**GIVEN TASK:** Below are entries; repeat exactly, and nothing else, the lines from the one holding "Recreate this image" through the one holding "import plotly.graph_objects as go", inclusive. Leave the pictures out.

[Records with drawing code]
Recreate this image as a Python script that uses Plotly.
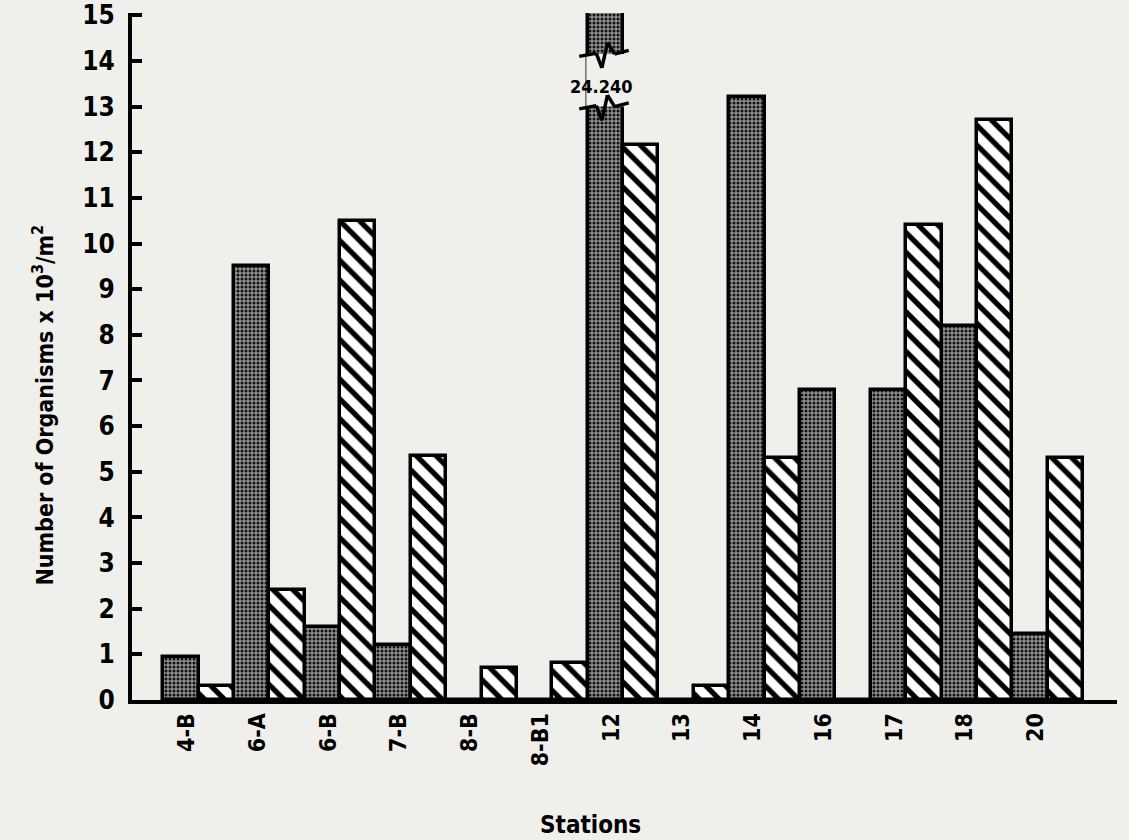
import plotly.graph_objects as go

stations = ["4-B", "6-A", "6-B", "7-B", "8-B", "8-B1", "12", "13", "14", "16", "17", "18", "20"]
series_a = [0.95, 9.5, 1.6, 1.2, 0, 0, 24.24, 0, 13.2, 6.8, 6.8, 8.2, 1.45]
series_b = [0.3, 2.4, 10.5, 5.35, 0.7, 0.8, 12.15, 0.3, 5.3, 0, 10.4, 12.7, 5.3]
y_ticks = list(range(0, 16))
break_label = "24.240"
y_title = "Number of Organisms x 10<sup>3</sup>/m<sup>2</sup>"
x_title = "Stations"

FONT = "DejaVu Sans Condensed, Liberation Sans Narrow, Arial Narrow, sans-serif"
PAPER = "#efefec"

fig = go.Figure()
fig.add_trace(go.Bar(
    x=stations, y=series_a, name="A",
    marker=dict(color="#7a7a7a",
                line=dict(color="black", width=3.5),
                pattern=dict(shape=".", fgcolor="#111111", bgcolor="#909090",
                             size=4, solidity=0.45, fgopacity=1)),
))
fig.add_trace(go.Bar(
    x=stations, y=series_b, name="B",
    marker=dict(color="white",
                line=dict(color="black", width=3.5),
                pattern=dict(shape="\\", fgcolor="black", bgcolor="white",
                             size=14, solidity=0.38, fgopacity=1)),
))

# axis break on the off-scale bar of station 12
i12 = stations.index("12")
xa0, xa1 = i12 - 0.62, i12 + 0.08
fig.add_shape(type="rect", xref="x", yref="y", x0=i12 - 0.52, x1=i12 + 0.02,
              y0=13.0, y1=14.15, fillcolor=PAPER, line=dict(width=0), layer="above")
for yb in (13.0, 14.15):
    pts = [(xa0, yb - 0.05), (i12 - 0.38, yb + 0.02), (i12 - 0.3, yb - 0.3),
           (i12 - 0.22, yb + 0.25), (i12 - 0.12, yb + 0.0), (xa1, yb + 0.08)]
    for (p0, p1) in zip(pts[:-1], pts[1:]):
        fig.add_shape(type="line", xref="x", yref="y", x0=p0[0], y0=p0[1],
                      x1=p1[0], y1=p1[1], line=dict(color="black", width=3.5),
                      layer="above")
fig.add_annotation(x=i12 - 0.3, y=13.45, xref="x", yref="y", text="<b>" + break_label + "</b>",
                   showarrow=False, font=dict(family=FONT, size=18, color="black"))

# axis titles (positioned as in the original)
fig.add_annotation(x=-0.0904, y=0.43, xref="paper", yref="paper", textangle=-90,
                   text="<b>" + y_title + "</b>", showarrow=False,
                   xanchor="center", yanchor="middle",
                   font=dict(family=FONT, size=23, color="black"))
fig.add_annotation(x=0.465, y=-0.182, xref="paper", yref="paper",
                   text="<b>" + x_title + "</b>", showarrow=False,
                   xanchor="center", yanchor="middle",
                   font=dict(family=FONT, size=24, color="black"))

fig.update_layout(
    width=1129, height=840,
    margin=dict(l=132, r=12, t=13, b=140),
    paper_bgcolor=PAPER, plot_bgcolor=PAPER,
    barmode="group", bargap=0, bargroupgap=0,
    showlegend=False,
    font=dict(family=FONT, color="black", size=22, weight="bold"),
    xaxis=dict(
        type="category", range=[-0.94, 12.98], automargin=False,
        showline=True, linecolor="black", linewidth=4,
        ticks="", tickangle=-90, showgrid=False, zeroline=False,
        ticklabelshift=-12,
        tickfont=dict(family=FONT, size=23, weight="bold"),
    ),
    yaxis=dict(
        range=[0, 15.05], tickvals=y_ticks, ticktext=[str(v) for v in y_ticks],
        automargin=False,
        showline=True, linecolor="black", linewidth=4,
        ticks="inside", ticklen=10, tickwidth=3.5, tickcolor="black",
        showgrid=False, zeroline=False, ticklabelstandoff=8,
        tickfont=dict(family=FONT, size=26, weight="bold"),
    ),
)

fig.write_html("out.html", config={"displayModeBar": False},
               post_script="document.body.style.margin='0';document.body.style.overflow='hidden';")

--

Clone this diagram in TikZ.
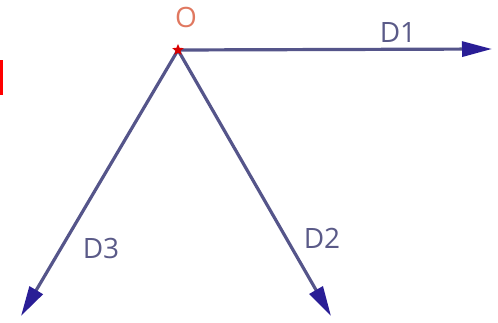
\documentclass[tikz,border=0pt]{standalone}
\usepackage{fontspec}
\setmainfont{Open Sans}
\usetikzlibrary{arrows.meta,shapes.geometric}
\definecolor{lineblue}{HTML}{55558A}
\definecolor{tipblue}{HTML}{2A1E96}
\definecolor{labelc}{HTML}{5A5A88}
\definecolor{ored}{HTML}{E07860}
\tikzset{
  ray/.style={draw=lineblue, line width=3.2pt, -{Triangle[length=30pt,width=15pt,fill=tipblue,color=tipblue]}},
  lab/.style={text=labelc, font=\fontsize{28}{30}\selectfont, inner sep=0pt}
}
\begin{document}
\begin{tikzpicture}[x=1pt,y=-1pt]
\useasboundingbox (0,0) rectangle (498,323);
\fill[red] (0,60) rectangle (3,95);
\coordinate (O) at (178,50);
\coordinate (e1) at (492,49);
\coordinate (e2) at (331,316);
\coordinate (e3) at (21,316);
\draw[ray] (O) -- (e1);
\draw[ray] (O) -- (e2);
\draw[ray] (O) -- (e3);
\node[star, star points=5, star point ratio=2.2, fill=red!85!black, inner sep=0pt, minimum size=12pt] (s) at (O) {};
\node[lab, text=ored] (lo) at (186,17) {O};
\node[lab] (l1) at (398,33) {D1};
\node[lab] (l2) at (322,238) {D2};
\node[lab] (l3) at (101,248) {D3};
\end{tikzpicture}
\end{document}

---

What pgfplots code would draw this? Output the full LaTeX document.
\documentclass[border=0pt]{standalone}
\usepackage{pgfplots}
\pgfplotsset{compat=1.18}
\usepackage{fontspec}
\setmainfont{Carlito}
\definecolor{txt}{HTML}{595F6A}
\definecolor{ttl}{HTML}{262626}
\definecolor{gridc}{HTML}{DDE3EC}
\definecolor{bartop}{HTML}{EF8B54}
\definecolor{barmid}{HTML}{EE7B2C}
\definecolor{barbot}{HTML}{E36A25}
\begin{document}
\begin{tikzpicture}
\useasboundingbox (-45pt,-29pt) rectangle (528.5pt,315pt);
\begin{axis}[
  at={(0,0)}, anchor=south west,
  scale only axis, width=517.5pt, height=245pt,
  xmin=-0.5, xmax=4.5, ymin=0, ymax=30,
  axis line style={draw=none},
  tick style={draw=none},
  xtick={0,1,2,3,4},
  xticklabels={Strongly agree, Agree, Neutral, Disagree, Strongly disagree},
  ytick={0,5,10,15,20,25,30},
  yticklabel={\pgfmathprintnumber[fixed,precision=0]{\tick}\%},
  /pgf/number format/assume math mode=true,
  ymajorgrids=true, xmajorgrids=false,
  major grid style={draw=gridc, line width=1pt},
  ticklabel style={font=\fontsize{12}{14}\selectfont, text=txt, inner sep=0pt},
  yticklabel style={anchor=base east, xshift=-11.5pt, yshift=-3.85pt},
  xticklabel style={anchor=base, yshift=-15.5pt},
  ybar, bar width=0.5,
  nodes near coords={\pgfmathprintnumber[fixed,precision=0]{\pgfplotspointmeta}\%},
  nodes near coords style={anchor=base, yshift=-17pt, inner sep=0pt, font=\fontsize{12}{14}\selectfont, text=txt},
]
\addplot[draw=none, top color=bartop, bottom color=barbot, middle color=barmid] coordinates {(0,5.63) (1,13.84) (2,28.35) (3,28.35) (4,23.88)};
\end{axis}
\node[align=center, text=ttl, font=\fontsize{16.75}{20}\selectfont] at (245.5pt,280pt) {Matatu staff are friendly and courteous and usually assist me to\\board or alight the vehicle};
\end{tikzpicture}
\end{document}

**FULL SOLUTION:**
Recreate this image as a Python script that uses Plotly.
import plotly.graph_objects as go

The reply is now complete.